Here are just a few examples of TPP improvements over NAFTA, according to international trade expert Larry Herman. Canada gets much-better-than-NAFTA access to lucrative U.S. markets such as government procurement and financial services; a whole series of protections for e-commerce (something not even touched on in NAFTA); and new intellectual property protection rules that benefit Canadian creative industries such as music, software and publishing. The fact that we gain access to other TPP signatories' markets too – such as Japan's – is just icing on the cake.
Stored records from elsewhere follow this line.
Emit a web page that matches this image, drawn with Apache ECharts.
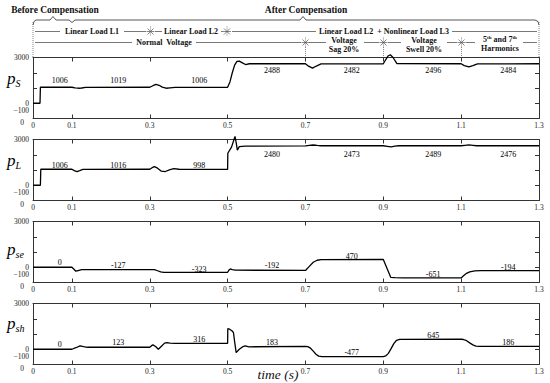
<!DOCTYPE html>
<html>
<head>
<meta charset="utf-8">
<script src="https://cdn.jsdelivr.net/npm/echarts@6/dist/echarts.min.js"></script>
<style>html,body{margin:0;padding:0;background:#fff}#c{width:550px;height:383px}</style>
</head>
<body>
<div id="c"></div>
<script>
// ---------------- DATA ----------------
// time axis (s) sample points and values (W)
const timeS = [0, 0.018, 0.019, 0.1, 0.108, 0.116, 0.125, 0.135, 0.3, 0.308, 0.316, 0.324, 0.332, 0.342, 0.352, 0.365, 0.5, 0.506, 0.512, 0.518, 0.524, 0.53, 0.538, 0.546, 0.556, 0.7, 0.708, 0.718, 0.728, 0.74, 0.9, 0.906, 0.912, 0.918, 0.925, 0.935, 1.1, 1.108, 1.12, 1.13, 1.142, 1.3];
const pS = [0, 0, 1050, 1050, 1010, 985, 1000, 1040, 1050, 1150, 1240, 1180, 1060, 985, 1010, 1040, 1050, 1400, 2000, 2500, 2740, 2760, 2650, 2540, 2590, 2590, 2430, 2300, 2440, 2580, 2590, 2850, 3100, 3180, 3000, 2600, 2590, 2470, 2380, 2470, 2580, 2590];

const timeL = [0, 0.019, 0.02, 0.1, 0.106, 0.113, 0.12, 0.128, 0.3, 0.306, 0.312, 0.32, 0.33, 0.34, 0.352, 0.362, 0.375, 0.5, 0.5005, 0.51, 0.519, 0.522, 0.525, 0.53, 0.545, 0.7, 0.71, 0.72, 0.73, 0.74, 0.9, 0.91, 0.92, 0.93, 0.94, 1.1, 1.11, 1.12, 1.13, 1.14, 1.3];
const pL = [0, 0, 1050, 1050, 960, 900, 960, 1040, 1050, 1150, 1220, 1120, 920, 900, 1030, 1090, 1050, 1040, 2100, 2500, 3200, 2800, 2300, 2530, 2570, 2580, 2610, 2640, 2610, 2590, 2590, 2550, 2510, 2560, 2590, 2590, 2620, 2650, 2620, 2590, 2590];

const timeSe = [0, 0.1, 0.104, 0.11, 0.116, 0.125, 0.3, 0.312, 0.32, 0.328, 0.336, 0.5, 0.503, 0.507, 0.512, 0.52, 0.7, 0.71, 0.72, 0.73, 0.74, 0.9, 0.919, 0.93, 0.95, 1.1, 1.106, 1.114, 1.122, 1.135, 1.15, 1.3];
const pSe = [0, 0, -100, -260, -220, -160, -150, -160, -230, -310, -330, -330, -200, -110, -150, -190, -210, 60, 330, 460, 505, 510, -660, -680, -700, -700, -560, -400, -300, -240, -215, -215];

const timeSh = [0, 0.1, 0.11, 0.121, 0.13, 0.14, 0.3, 0.304, 0.308, 0.315, 0.322, 0.33, 0.338, 0.344, 0.352, 0.365, 0.5, 0.5005, 0.506, 0.511, 0.515, 0.518, 0.522, 0.53, 0.538, 0.545, 0.555, 0.7, 0.706, 0.713, 0.72, 0.727, 0.734, 0.742, 0.9, 0.906, 0.913, 0.92, 0.927, 0.934, 0.942, 1.1, 1.106, 1.114, 1.122, 1.13, 1.138, 1.146, 1.3];
const pSh = [0, 0, 100, 220, 170, 130, 130, 220, 290, 180, 0, 200, 400, 440, 400, 390, 395, 1360, 1300, 1210, 1100, 500, -220, 0, 150, 220, 160, 190, 170, 70, -120, -330, -450, -480, -480, -440, -270, 40, 370, 590, 650, 655, 640, 560, 420, 290, 210, 190, 190];

// annotated average values shown in each panel
const annotTimes = [0.069, 0.219, 0.427, 0.614, 0.819, 1.028, 1.221];
const annotS = ['1006', '1019', '1006', '2488', '2482', '2496', '2484'];
const annotL = ['1006', '1016', '998', '2480', '2473', '2489', '2476'];
const annotSe = ['0', '-127', '-323', '-192', '470', '-651', '-194'];
const annotSh = ['0', '123', '316', '183', '-477', '645', '186'];
// vertical placement (in W) of the annotation texts
const annotPosS = [1500, 1500, 1500, 2134, 2134, 2134, 2134];
const annotPosL = [1316, 1316, 1316, 2036, 2036, 2036, 2036];
const annotPosSe = [340, 121, -141, 121, 711, -489, 10];
const annotPosSh = [311, 423, 620, 423, -193, 902, 462];

// axis tick labels
const xTickLabels = [0, 0.1, 0.3, 0.5, 0.7, 0.9, 1.1, 1.3];
const xTicks = [0.1, 0.3, 0.5, 0.7, 0.9, 1.1];
const yTicks = [0, 1000, 2000];
const yLabelValues = [-1000, -500, 0, 3000];
const yLabelTexts = ['', '\u2212100', '0', '3000'];
const yStrayLabel = '0';   // the extra "0" printed under each y axis

// ---------------- CHART ----------------
const SERIF = 'Liberation Serif, Times New Roman, serif';
const panels = [
  {t: timeS, v: pS, at: annotS, ap: annotPosS, name: '{p|p}{s|S}', nameY: 78},
  {t: timeL, v: pL, at: annotL, ap: annotPosL, name: '{p|p}{s|L}', nameY: 160},
  {t: timeSe, v: pSe, at: annotSe, ap: annotPosSe, name: '{p|p}{s|se}', nameY: 249},
  {t: timeSh, v: pSh, at: annotSh, ap: annotPosSh, name: '{p|p}{s|sh}', nameY: 323}
];
const tops = [57.5, 139.5, 221.5, 303.5];
const H = 61;
const AX = '#333';

const grid = [], xAxis = [], yAxis = [], series = [];
panels.forEach((p, i) => {
  grid.push({left: 33, right: 11, top: tops[i], height: H, containLabel: false});
  xAxis.push({
    type: 'value', gridIndex: i, min: 0, max: 1.3, position: 'bottom',
    axisLine: {show: true, onZero: false, lineStyle: {color: AX, width: 1}},
    axisTick: {show: true, inside: true, length: 4, customValues: xTicks, lineStyle: {color: AX}},
    axisLabel: {show: true, customValues: xTickLabels, margin: 3, color: '#222',
      fontFamily: SERIF, fontSize: 7.5,
      formatter: v => (Math.abs(v) < 1e-9 ? '0' : v.toFixed(1))},
    splitLine: {show: false}
  });
  xAxis.push({
    type: 'value', gridIndex: i, min: 0, max: 1.3, position: 'top',
    axisLine: {show: true, onZero: false, lineStyle: {color: AX, width: 1}},
    axisTick: {show: true, inside: true, length: 4, customValues: xTicks, lineStyle: {color: AX}},
    axisLabel: {show: false}, splitLine: {show: false}
  });
  yAxis.push({
    type: 'value', gridIndex: i, min: -1000, max: 3000, position: 'left',
    name: yStrayLabel, nameLocation: 'start', nameGap: 3.5,
    nameTextStyle: {fontFamily: SERIF, fontSize: 7.5, color: '#222', align: 'right', verticalAlign: 'middle', padding: [0, 9, 0, 0]},
    axisLine: {show: true, onZero: false, lineStyle: {color: AX, width: 1}},
    axisTick: {show: true, inside: true, length: 4, customValues: yTicks, lineStyle: {color: AX}},
    axisLabel: {show: true, customValues: yLabelValues, margin: 4, color: '#222',
      fontFamily: SERIF, fontSize: 7.5, showMinLabel: true, showMaxLabel: true, hideOverlap: false,
      formatter: v => {
        const k = yLabelValues.indexOf(Math.round(v));
        return k < 0 ? '' : yLabelTexts[k];
      }},
    splitLine: {show: false}
  });
  yAxis.push({
    type: 'value', gridIndex: i, min: -1000, max: 3000, position: 'right',
    axisLine: {show: true, onZero: false, lineStyle: {color: AX, width: 1}},
    axisTick: {show: true, inside: true, length: 4, customValues: yTicks, lineStyle: {color: AX}},
    axisLabel: {show: false}, splitLine: {show: false}
  });
  series.push({
    type: 'line', xAxisIndex: 2 * i, yAxisIndex: 2 * i,
    data: p.t.map((t, k) => [t, p.v[k]]),
    showSymbol: false, clip: false, silent: true, color: '#000',
    lineStyle: {color: '#000', width: 1.3}
  });
  const texts = p.at;
  series.push({
    type: 'custom', xAxisIndex: 2 * i, yAxisIndex: 2 * i, silent: true, clip: false,
    data: annotTimes.map((t, k) => [t, p.ap[k]]),
    renderItem: (params, api) => {
      const pt = api.coord([api.value(0), api.value(1)]);
      return {type: 'text', x: pt[0], y: pt[1], style: {
        text: String(texts[params.dataIndex]), fill: '#000', font: '8px ' + SERIF,
        textAlign: 'center', textVerticalAlign: 'middle'}};
    }
  });
});

// ---------- header annotations (graphic) ----------
const G = [];
const LC = '#555';
function hline(x1, x2, y) { G.push({type: 'line', silent: true, shape: {x1, y1: y, x2, y2: y}, style: {stroke: LC, lineWidth: 0.8}}); }
function vdot(x, y1, y2) { G.push({type: 'line', silent: true, shape: {x1: x, y1, x2: x, y2}, style: {stroke: '#666', lineWidth: 0.8, lineDash: [1, 1]}}); }
function star(cx, cy) {
  const s = {stroke: '#555', lineWidth: 0.7};
  G.push({type: 'line', silent: true, shape: {x1: cx, y1: cy - 5, x2: cx, y2: cy + 5}, style: Object.assign({lineDash: [1, 1]}, s)});
  G.push({type: 'line', silent: true, shape: {x1: cx - 4, y1: cy, x2: cx + 4, y2: cy}, style: s});
  G.push({type: 'line', silent: true, shape: {x1: cx - 3, y1: cy - 3, x2: cx + 3, y2: cy + 3}, style: s});
  G.push({type: 'line', silent: true, shape: {x1: cx - 3, y1: cy + 3, x2: cx + 3, y2: cy - 3}, style: s});
}
function txt(text, x, y, size, extra) {
  G.push({type: 'text', silent: true, x: x, y: y, style: Object.assign({
    text: text, fill: '#111', font: 'bold ' + size + 'px ' + SERIF, textAlign: 'center', textVerticalAlign: 'middle'}, extra || {})});
}
txt('Before Compensation', 55, 10, 9.5);
txt('After Compensation', 306, 10, 9.5);
// brace
G.push({type: 'polyline', silent: true, shape: {points: [[33, 25], [34, 21.5], [36, 20], [50, 20], [53, 16.5], [56, 20], [69, 20], [72, 22.5], [75, 20], [300, 20], [303, 16.5], [306, 20], [535, 20], [538, 21.5], [539, 25]]},
  style: {stroke: '#444', fill: null, lineWidth: 0.9}});
vdot(33, 22, 57);
vdot(539, 22, 57);
// row 1
const r1 = 31.5, r2 = 42.5;
[[35, 60], [124, 146], [155, 162], [221, 223], [232, 316], [452, 537]].forEach(s => hline(s[0], s[1], r1));
star(150.5, r1); star(227, r1);
txt('Linear Load L1', 92, r1, 8);
txt('Linear Load L2', 191, r1, 8);
txt('Linear Load L2  + Nonlinear Load L3', 384, r1, 8);
// row 2
[[35, 132], [196, 301], [309, 326], [364, 379], [388, 401], [447, 457], [466, 475], [523, 537]].forEach(s => hline(s[0], s[1], r2));
star(305.5, r2); star(383.5, r2); star(461.5, r2);
vdot(305.5, 47, 57); vdot(383.5, 47, 57); vdot(461.5, 47, 57);
txt('Normal  Voltage', 164, r2, 8);
txt('Voltage', 344, 40, 8); txt('Sag 20%', 344, 49.5, 8);
txt('Voltage', 424, 40, 8); txt('Swell 20%', 424, 49.5, 8);
G.push({type: 'text', silent: true, x: 500, y: 39.5, style: {
  text: '{n|5}{u|th}{n| and 7}{u|th}', textAlign: 'center', textVerticalAlign: 'middle', fill: '#111',
  rich: {n: {font: 'bold 8px ' + SERIF, fill: '#111', lineHeight: 10},
         u: {font: 'bold 5px ' + SERIF, fill: '#111', lineHeight: 10, verticalAlign: 'top'}}}});
txt('Harmonics', 500, 48.5, 8);

// panel y titles
panels.forEach(p => {
  G.push({type: 'text', silent: true, x: 7, y: p.nameY, style: {
    text: p.name, textAlign: 'left', textVerticalAlign: 'middle', fill: '#000',
    rich: {p: {font: 'italic 17px ' + SERIF, fill: '#000'},
           s: {font: 'italic 10px ' + SERIF, fill: '#000', padding: [10, 0, 0, 0]}}}});
});
// x axis title
G.push({type: 'text', silent: true, x: 278, y: 374.5, style: {
  text: 'time (s)', font: 'italic 13.5px ' + SERIF, fill: '#111', textAlign: 'center', textVerticalAlign: 'middle'}});

const chart = echarts.init(document.getElementById('c'), null, {renderer: 'svg'});
chart.setOption({
  animation: false,
  backgroundColor: '#fff',
  grid, xAxis, yAxis, series,
  graphic: G
});
</script>
</body>
</html>
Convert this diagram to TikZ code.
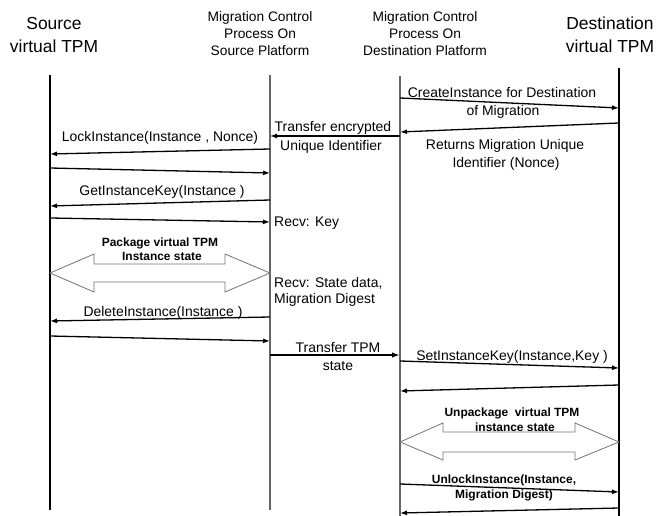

Put the other way around, Canada would be ill-advised to allow NAFTA partner Mexico to gain the benefits of improved access to the U.S. market that are not available to Canadian companies. At a stroke we would be a second-class NAFTA partner, and every other TPP signatory would have better access to the U.S. than we would.

The second reason to embrace TPP is China. China was not part of the TPP negotiations for a very good reason. The market-oriented nations of the Pacific wanted to set the rules for regional trade before China became so powerful it could dictate them unilaterally. TPP now creates a huge trading bloc China will want to join, and it will have to accept the rules pretty much as they are. Canada's interests would be far better protected by working with its TPP partners to entice China into the tent than attempting to negotiate a Canada-China deal in which we would be the weaker party.

The Chrétien Liberals chose the national interest over partisan squabbling on trade. We are about to find out if the Trudeau Liberals can pass the same test.